Functional testing was
thoroughly performed on the system as a whole. The GUI was tested whether
the appropriate Kernel preferences are correctly set, whether the Kernel
execution is monitored correctly and if the execution is controlled
correctly.
Most of the functional
testing effort was concentrated around the correctness of the genetic
algorithm engine. Parameter passing from the Kernel to the other classes
was examined closely. Then different combination of parameters tested the
stability of the genetic algorithm engine. Some contradictions between
certain parameter settings that were missed at the initial design were
picked up at the testing stage, and the design altered to eradicate the
problem.
For those parameters of the
genetic algorithm engine where not all possible settings could be manually
tested, boundary and median values were used. For example the parameter
setting the number of evaluations before the genetic algorithm is
terminated was tested using test date of that kind. Testing for the
maximum and minimum possible value settings of some parameters helped the
discovery and debugging of some faults in the crossover techniques.
The genetic algorithm
execution log capabilities greatly contributed to the functional testing
and debugging of the genetic algorithm engine. Some of the logging options
of the genetic algorithm engine were at first implemented for testing
purposes only. However they were latter on added to the system
specification. When a genetic algorithm is executed and logging done in
full detail, the actual operations of the genetic algorithm can be traced,
even at binary level. This provided a very good way of stepping trough the
phases of the genetic algorithm and helped not only for testing, but also
for the design of some crossover features. The details that each log
option provides are described in the user documentation (Appendix C) and
an example log file is provided in Appendix D.

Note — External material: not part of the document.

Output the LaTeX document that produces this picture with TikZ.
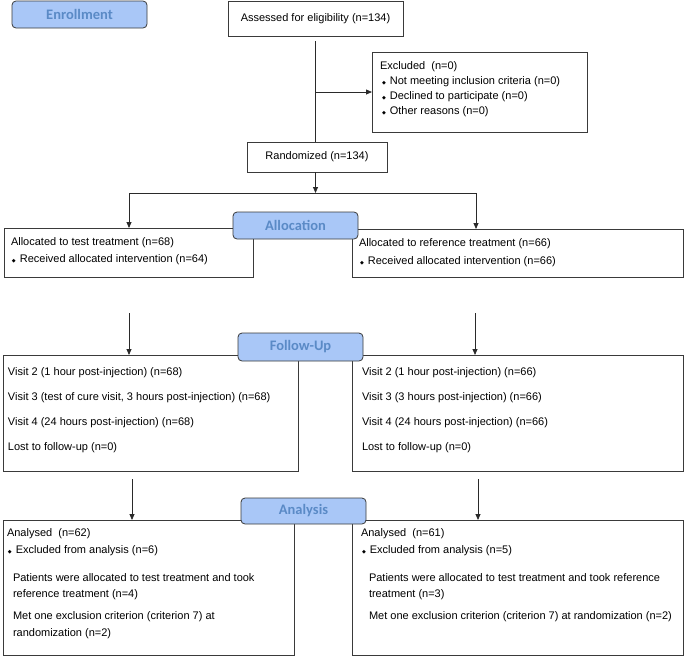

The GGAT was believed to be thoroughly tested at least
for functional completeness. Statement coverage testing of the GGAT as a
whole seemed to be complicated because the program is event driven, and
some functions were added to the system for completeness and future
extensions, like the binary to Gray code translator. Therefore statement
coverage was done on the individual feature level, but the code has been
checked for irrelevant statements and functions when extra comments were
added to it. However two very easy to miss bugs were not discovered up
until days before the completion of this report. The first one involved
the crossover procedures. When a chromosome was crossed over, the parent
chromosomes’ genes were copied across to the child chromosomes. But since
the genes were reference objects, the children actually ended up with a
reference to the genes of the parent chromosomes, instead of gaining new
gene objects with the value of their parent chromosomes.
The bug was easy to miss since an equals sign is
logical to be used, since each gene ultimately represented a number
primitive. The second bug involved a subtraction operator in the real
umber decoding function that had to be addition. With the bug in place the
actual real numbers’ range was not what it was set to be by the
parameters. This bug was discovered when the algorithm was being described
in the design chapter of this report.
These two bugs indicate a rule that is often forgotten
by software engineers, that in most cases a software product can never be
tested enough and bugs can always pass the development undetected. Hence
this system cannot be claimed to be error free, but a sufficient effort
has been put to prevent the presence of any bugs in it.